Again, financial analysts will advance the same “increasing the efficiency of  markets” arguments cited above for the validity of “Naked Puts”. But with derivatives, especially synthetic derivatives there are many flaws to this efficiency argument:
1)First for synthetic derivatives it is a pure bet for both sides. There is no underlying financial instrument for either party. It just like betting on a NFL game with your neighbor – neither you or your neighbour are  financially committed to either team – you are just betting on the score;
2)Access to information on the derivative instruments is not free and open like most stock markets. The bulk of derivative transactions are done on non-open, minimally regulated OTC [Over The Counter] submarkets. Because most derivatives are traded on nearly opaque submarkets [for example reporting requirement are once every 6 months and many of those reports are just summaries with no details of individual bettors and their exposures], it is very difficult to get an overall sense of where the derivative markets are or where and what is the valuation a group of derivative instruments related by conditions or counterparties.In sum, critical info about all the conditions and counterparties associated with any or a group of derivatives may simply not be available to one or both bettors;
3)Derivative instruments can be  quite complex – so both or one “bettor” may be mistaken or not be able to do proper due diligence assessment of the derivatives due to the financial intricacies Also the theory of risk for these instruments is currently under review for possible corrections;
4)Because there is minimal regulation/control of derivatives, bettors can become highly leveraged as in 2007-2009 – so if anything goes wrong a)the bettor and all associated counterparties can be wiped out in a blink and b) the current volatility of markets, with 3-5% swings in a day for the averages and 5-30% movements in individual financial instruments, inherent risk of derivatives go wrong quickly is high and many going massively wrong is not negligible.
5)The size of the the OTC derivative markets[the opaque or hidden ones] is at the last half year report in June 2011 at $707 trillion or nearly 50 times the US Total Annual GDP. It is huge as seen in the chart.

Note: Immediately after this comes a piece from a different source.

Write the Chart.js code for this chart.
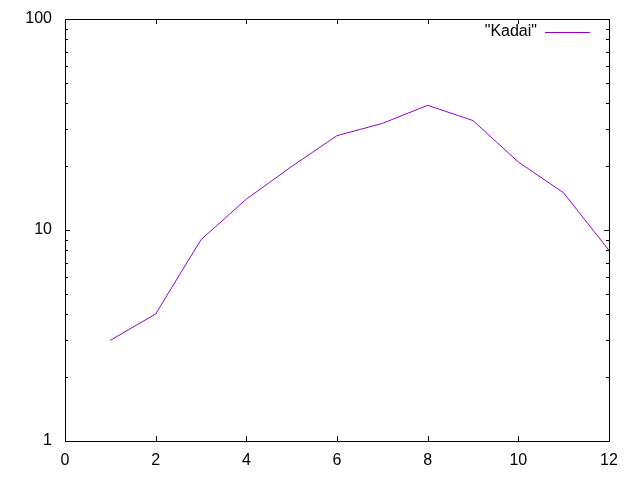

The growth of derivatives was instrumental in the 2007-2009 Financial Crisis. That growth has resumed. See here for a discussion of whether the gross or net nominal value of derivatives is subject to risk

But Andrew Sorkin does not stop here on derivative risk – he also raises fundamental fiduciary trust questions surrounding the Goldman Sachs market making activities in question. Should a market maker be allowed to assemble an investment that is designed to fail? Goldman is currently hiding under the guise that their client investors were sophisticated and should have done due diligence not trusting Goldman to supply them with a fair bet. But as just elaborated, that is a non-trivial task in the case of derivatives. Thus,  Wall Street continues, seemingly  without even trying, to look  uglier and uglier every passing day. In sum, the article is a must read for the clarity of its questions and explanations of what is at stake in financial and particularly derivative reforms ongoing now in Washington.

This underlines the Occupy Wall Street concerns that, if the Too Big to Fail Banks and other Financial Institutions[think AIG]” Oops, do it again” – Main Street, who are still paying now with continued low  interest rates on their savings  without small business loans for jobs  or foreclosure relief – will be saddled with  the infamous Wall Street win-win proposition => “Heads-we-win-big-bonus compensation, tails-you-have-to-pickup-our-too-big-to-fail tab”.